Why did John Buchan choose the title of Tweedsmuir for his honour when he was appointed Governer General of Canada in 1935?   It is fairly certain that he would choose a Title of a location in the Upper Tweed area.   Although born in Perth and his paternal line being born and bred in Peebles he had a special affinity with the Upper Tweed.    In a letter of 1931 accepting the Presidency of the newly formed Upper Tweed Branch of the British Legion he wrote "I am delighted to hear that you have established The Upper Tweeddale Branch of The British Legion.   Our countryside did magnificiently in the War."  The use of the word our says it all.   The banner of the Upper Tweed British Legion is laid up in Broughton Parish Kirk. 

In his younger years he was obviously not very impressed with the Teedsmuir area as in his short story Sentimental Travelling collected in Scholar Gipsies published in 1896 he wrote "Tweedsmuir is one of the bleakest and most solitary of places." However, his views mellowed in later years as indicated in his novel The Free Fishers published in 1934.   Here Mr. Lammas, a licensed minister of the Kirk and a professor in the University of St. Andrews thought "that he had hopes of a college living of Tweedsmuir, far off in the southern moorlands, where he might cultivate the Muses."

My own views on the choice of a title are based on the premise that the person choosing a title must have land/property at the location chosen.    I am sure that he would have loved the title of Tweeddale but that title has for centuries been held by the Hays of Yester (Marchioness of Tweeddale).  He might also have liked Broughton but that was already taken by Sir John Murray of Broughton, 7th Baronet Stanhope and also taken by Lord Broughton. (This Broughton is Broughton Hall in Staffordshire).  Also several Scottish families have Broughton in their titles such as Haldane of Broughton, Hamilton of Stonehouse & Broughton, and McQueen of Braxfield & Broughton.  Buchan's uncles, the Masterton brothers, owned several farms in Tweeddale and two of these were the Fruid and Carterhope farms in Tweedsmuir parish.   Buchan new that these farms would be left to him so he took Tweedsmuir as his title as he owned or was about to own land in the parish. The farms came under a Compulsary Purchase Order as the land was required for the contruction of the Fruid reservoir. The Carterhope farmhouse was duly demolished as was that of the neighbouring Hawkshaw farm and the lands are now under the waters of the Fruid reservoir.

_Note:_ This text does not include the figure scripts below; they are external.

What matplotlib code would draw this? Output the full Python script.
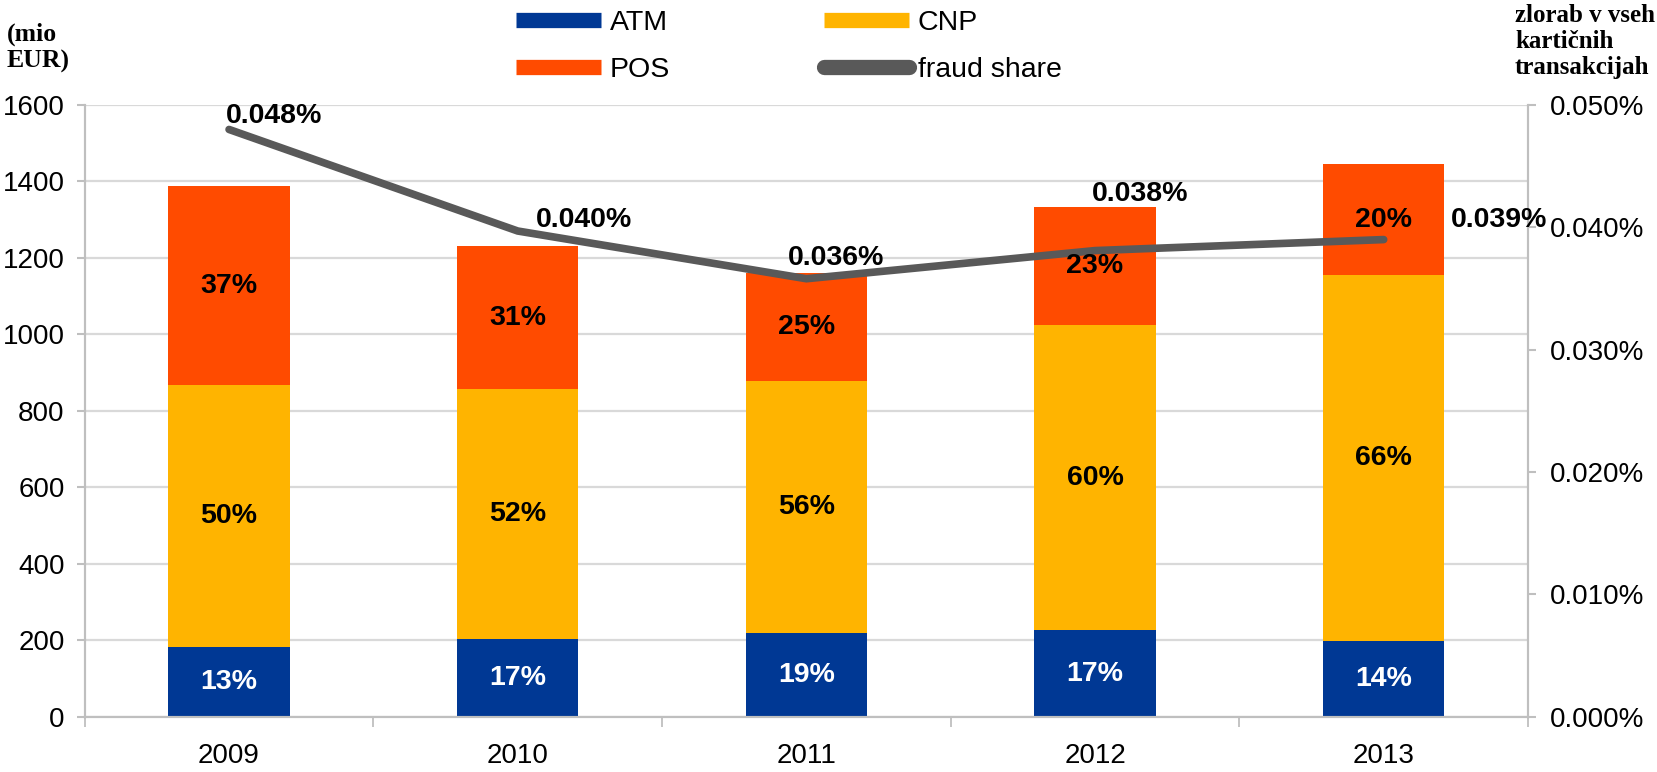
import matplotlib
matplotlib.use('Agg')
import matplotlib.pyplot as plt
from matplotlib.lines import Line2D
from matplotlib.ticker import FuncFormatter, MultipleLocator, FixedLocator

# ---------------------------------------------------------------
# Data
# ---------------------------------------------------------------
years = ['2009', '2010', '2011', '2012', '2013']
atm = [182, 204, 218, 226, 197]          # [mio EUR]
cnp = [685, 652, 660, 798, 958]          # [mio EUR]
pos = [521, 376, 283, 310, 290]          # [mio EUR]

atm_pct = ['13%', '17%', '19%', '17%', '14%']
cnp_pct = ['50%', '52%', '56%', '60%', '66%']
pos_pct = ['37%', '31%', '25%', '23%', '20%']

fraud_share = [0.048, 0.0397, 0.0358, 0.0381, 0.039]     # [%]
fraud_labels = ['0.048%', '0.040%', '0.036%', '0.038%', '0.039%']

# label offsets for the line values [px]
label_offsets = [(45, 13), (66, 11), (30, 21), (45, 57), (115, 20)]

# ---------------------------------------------------------------
# Style
# ---------------------------------------------------------------
c_atm = '#003894'
c_cnp = '#FFB400'
c_pos = '#FF4B00'
c_line = '#595959'
c_grid = '#D9D9D9'
c_spine = '#BFBFBF'
fs = 20
fs_bold = 20.5

plt.rcParams['font.family'] = ['Liberation Sans', 'DejaVu Sans']

fig = plt.figure(figsize=(16.58, 7.72), dpi=100)
ax = fig.add_axes([0.0511, 0.0716, 0.8705, 0.7924])
ax2 = ax.twinx()

x = list(range(len(years)))
bottom_cnp = atm
bottom_pos = [a + c for a, c in zip(atm, cnp)]
w = 0.42

ax.bar(x, atm, w, color=c_atm, zorder=2)
ax.bar(x, cnp, w, bottom=bottom_cnp, color=c_cnp, zorder=2)
ax.bar(x, pos, w, bottom=bottom_pos, color=c_pos, zorder=2)

# segment labels
for i in x:
    ax2.text(i, atm[i] / 2, atm_pct[i], transform=ax.transData, ha='center', va='center',
             color='white', fontsize=fs_bold, fontweight='bold', zorder=5)
    ax2.text(i, atm[i] + cnp[i] / 2, cnp_pct[i], transform=ax.transData, ha='center', va='center',
             color='black', fontsize=fs_bold, fontweight='bold', zorder=5)
    ax2.text(i, bottom_pos[i] + pos[i] / 2, pos_pct[i], transform=ax.transData, ha='center',
             va='center', color='black', fontsize=fs_bold, fontweight='bold', zorder=5)

# fraud share line
ax2.plot(x, fraud_share, color=c_line, lw=5.5, solid_capstyle='round', solid_joinstyle='miter',
         zorder=3)
for i in x:
    ax2.annotate(fraud_labels[i], (i, fraud_share[i]), xytext=label_offsets[i],
                 textcoords='offset pixels', ha='center', va='center', fontsize=fs_bold,
                 fontweight='bold', zorder=5)

# axes
ax.set_xlim(-0.5, 4.5)
ax.set_ylim(0, 1600)
ax2.set_ylim(0, 0.05)
ax.yaxis.set_major_locator(MultipleLocator(200))
ax2.yaxis.set_major_locator(MultipleLocator(0.01))
ax2.yaxis.set_major_formatter(FuncFormatter(lambda v, p: f'{v:.3f}%'))

ax.set_xticks(x)
ax.set_xticklabels(years)
ax.xaxis.set_minor_locator(FixedLocator([-0.5, 0.5, 1.5, 2.5, 3.5, 4.5]))
ax.tick_params(axis='x', which='major', length=0, pad=19, labelsize=fs)
ax.tick_params(axis='x', which='minor', length=7, width=1.3, color=c_spine)
ax.tick_params(axis='y', length=5.5, width=1.5, color=c_spine, pad=9, labelsize=fs)
ax2.tick_params(axis='y', length=5.5, width=1.5, color=c_spine, pad=10, labelsize=fs)

ax.grid(axis='y', color=c_grid, lw=1.6, zorder=0)
ax.set_axisbelow(True)
for a in (ax, ax2):
    a.spines['top'].set_visible(False)
    for s in ('left', 'right', 'bottom'):
        a.spines[s].set_color(c_spine)
        a.spines[s].set_linewidth(1.5)

# axis titles
fig.text(7 / 1658, 1 - 23 / 772, '(mio\nEUR)', family=['Liberation Serif', 'DejaVu Serif'],
         fontweight='bold', fontsize=18.5, ha='left', va='top', linespacing=1.15)
fig.text(1655 / 1658, 1 - 4 / 772, 'zlorab v vseh\nkartičnih\ntransakcijah',
         family=['Liberation Serif', 'DejaVu Serif'], fontweight='bold', fontsize=18,
         ha='right', va='top', multialignment='left', linespacing=1.18)

# legend
handles = [Line2D([], [], color=c_atm, lw=11, solid_capstyle='butt'),
           Line2D([], [], color=c_pos, lw=11, solid_capstyle='butt'),
           Line2D([], [], color=c_cnp, lw=11, solid_capstyle='butt'),
           Line2D([], [], color=c_line, lw=11, solid_capstyle='round')]
labels = ['ATM', 'POS', 'CNP', 'fraud share']
fig.legend(handles, labels, loc='upper left', bbox_to_anchor=(516 / 1658, 1 - 10 / 772), ncol=2,
           frameon=False, handlelength=3.0, handletextpad=0.3, columnspacing=5.4,
           labelspacing=0.75, borderpad=0, borderaxespad=0, fontsize=20.5)

plt.savefig('out.png', dpi=100)
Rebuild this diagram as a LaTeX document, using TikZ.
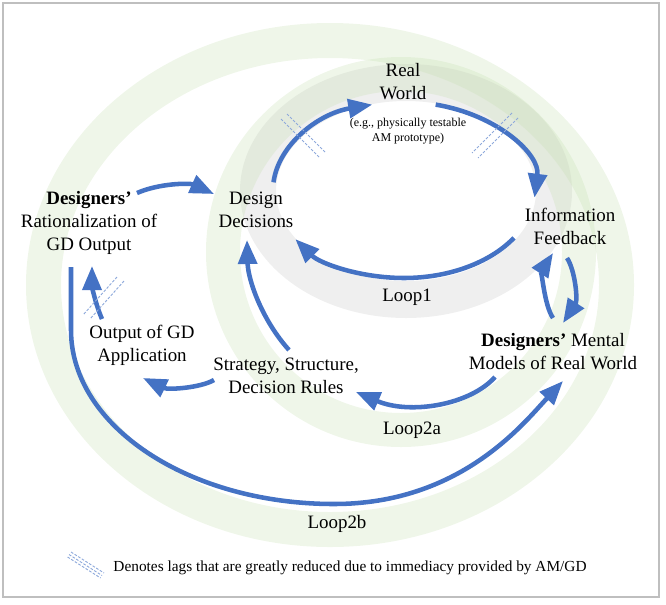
\documentclass[tikz,border=0pt]{standalone}
\usepackage{fontspec}
\setmainfont{Liberation Serif}
\usetikzlibrary{arrows.meta}
\definecolor{arrowblue}{HTML}{4472C4}
\definecolor{lagblue}{HTML}{8EA9DB}
\definecolor{ringgray}{HTML}{EFEFEF}
\definecolor{ringgreen}{HTML}{C5DFB0}
\definecolor{framegray}{HTML}{BFBFBF}
\begin{document}
\begin{tikzpicture}[x=0.75pt,y=-0.75pt,
  lbl/.style={font=\fontsize{14.2}{17.3}\selectfont, align=center, inner sep=0pt},
  small/.style={font=\fontsize{9}{11.3}\selectfont, align=center, inner sep=0pt},
  flow/.style={draw=arrowblue, line width=3.4pt, -{Triangle[length=18pt,width=14pt]}},
  lag/.style={draw=lagblue, line width=0.7pt, dash pattern=on 2pt off 1.2pt},
  ring/.style={fill=ringgreen, fill opacity=0.28, even odd rule}]
\useasboundingbox (0,0) rectangle (666,604);
% background rings
\fill[ringgray, even odd rule] (406,191) ellipse [x radius=124.5pt, y radius=95.25pt]
  (406,191) ellipse [x radius=97.5pt, y radius=67.5pt];
\fill[ring] (401,252) circle [radius=146.25pt] (401,252) circle [radius=120.75pt];
\fill[ring] (330,285) ellipse [x radius=228pt, y radius=196.5pt]
  (330,285) ellipse [x radius=201.75pt, y radius=170.25pt];
% frame
\draw[framegray, line width=0.9pt] (3,3) rectangle (659,597);
% nodes
\node[lbl] (rw) at (403,82) {Real\\World};
\node[small] (rwsub) at (408,131) {(e.g., physically testable\\AM prototype)};
\node[lbl] (dd) at (256,210) {Design\\Decisions};
\node[lbl] (rat) at (89,223) {\textbf{Designers’}\\Rationalization of\\GD Output};
\node[lbl] (inf) at (570,226) {Information\\Feedback};
\node[lbl] (loop1) at (407,297) {Loop1};
\node[lbl] (mm) at (553,352) {\textbf{Designers’} Mental\\Models of Real World};
\node[lbl] (out) at (142,345) {Output of GD\\Application};
\node[lbl] (ssd) at (286,376) {Strategy, Structure,\\Decision Rules};
\node[lbl] (loop2a) at (412,430) {Loop2a};
\node[lbl] (loop2b) at (337,524) {Loop2b};
\node[font=\fontsize{11.5}{14}\selectfont, inner sep=0pt] (legend) at (350,568)
  {Denotes lags that are greatly reduced due to immediacy provided by AM/GD};
% connector ends
\coordinate (ddA) at (273.5,182.3);
\coordinate (rwA) at (372.3,104.6);
\coordinate (rwB) at (435.7,104.6);
\coordinate (infB) at (534.5,197.7);
\coordinate (infC) at (513.9,237.9);
\coordinate (ddC) at (295.4,239.2);
\coordinate (ratD) at (137,193);
\coordinate (ddD) at (214,194);
\coordinate (outE) at (102,319);
\coordinate (ratE) at (92,266);
\coordinate (ssdF) at (289,350);
\coordinate (ddF) at (247,240);
\coordinate (ssdG) at (214,380);
\coordinate (outG) at (143,378);
\coordinate (mmH) at (495,377);
\coordinate (ssdH) at (356,392);
\coordinate (infI) at (567,258);
\coordinate (mmI) at (563,323);
\coordinate (mmJ) at (553,318);
\coordinate (infJ) at (553,253);
\coordinate (ratK) at (71,267);
\coordinate (mmK) at (563,381);
% connectors
\draw[flow] (ddA) .. controls (278.4,144.9) and (318.0,113.7) .. (rwA);
\draw[flow] (rwB) .. controls (498.2,115.1) and (540.1,154.6) .. (infB);
\draw[flow] (infC) .. controls (489.8,262.9) and (448.4,278) .. (404,278)
  .. controls (360.5,278) and (319.8,263.5) .. (ddC);
\draw[flow] (ratD) .. controls (160,183) and (190,183) .. (ddD);
\draw[flow] (outE) .. controls (95,303) and (92,285) .. (ratE);
\draw[flow] (ssdF) .. controls (262,320) and (248,280) .. (ddF);
\draw[flow] (ssdG) .. controls (200,388) and (168,390) .. (outG);
\draw[flow] (mmH) .. controls (470,405) and (410,415) .. (ssdH);
\draw[flow] (infI) .. controls (575,270) and (578,300) .. (mmI);
\draw[flow] (mmJ) .. controls (544,305) and (542,270) .. (infJ);
\draw[flow] (ratK) -- (71,330) .. controls (71,426) and (188.7,504) .. (334,504)
  .. controls (460,504) and (523,424) .. (mmK);
% lag marks
\draw[lag] (281,119) -- (320,158);
\draw[lag] (287,114) -- (326,153);
\draw[lag] (512,113) -- (472,153);
\draw[lag] (518,118) -- (478,158);
\draw[lag] (117,277) -- (83,315);
\draw[lag] (124,281) -- (90,319);
\draw[lag] (71,552) -- (104,573);
\draw[lag] (69,554.5) -- (102,575.5);
\draw[lag] (67.6,557) -- (100.6,578);
\end{tikzpicture}
\end{document}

It is believed that JB thought that Manorwater- a tributary of the Upper Tweed - would be a suitable title.  However, thankfully, he was dissuaded.   He had given the name of Manorwater to a fictitous family in one of his early books  A Lost Lady of Old Years (1899) and also in his short story Fountainblue collected in The Watcher by the Threshold (1902).  Strangely, in the former he gave that family the same heraldic armorial as the Buchan Clan - "He found her in the library, where above the fireplace the three lion's heads of Manorwater were cut deep in the Oak".    JB had also given the Buchan Clan crest of a Sunflower to another fictitous family the Westwaters in Castle Gay" The arrogant sheen of the magogany table, which mirrored the old silver and the great bowl of sunflowers (the Westwater crest)."  The Westwater is also a tributuary, via the Lyne Water, of the Upper Tweed.   Alison Westwater appeared in Castle Gay and also in The House of the Four winds."   The Manorwater and the Westwater were probably some of JB's favourite Upper Tweed fishing streams - would John Buchan have chosen a favourite fishing stream for his title?  It does seem odd that JB assigned the Buchan Clan emblems of the Three Lion's Heads and the Sunflower respectively to Lady Manorwater and Alison Westwater.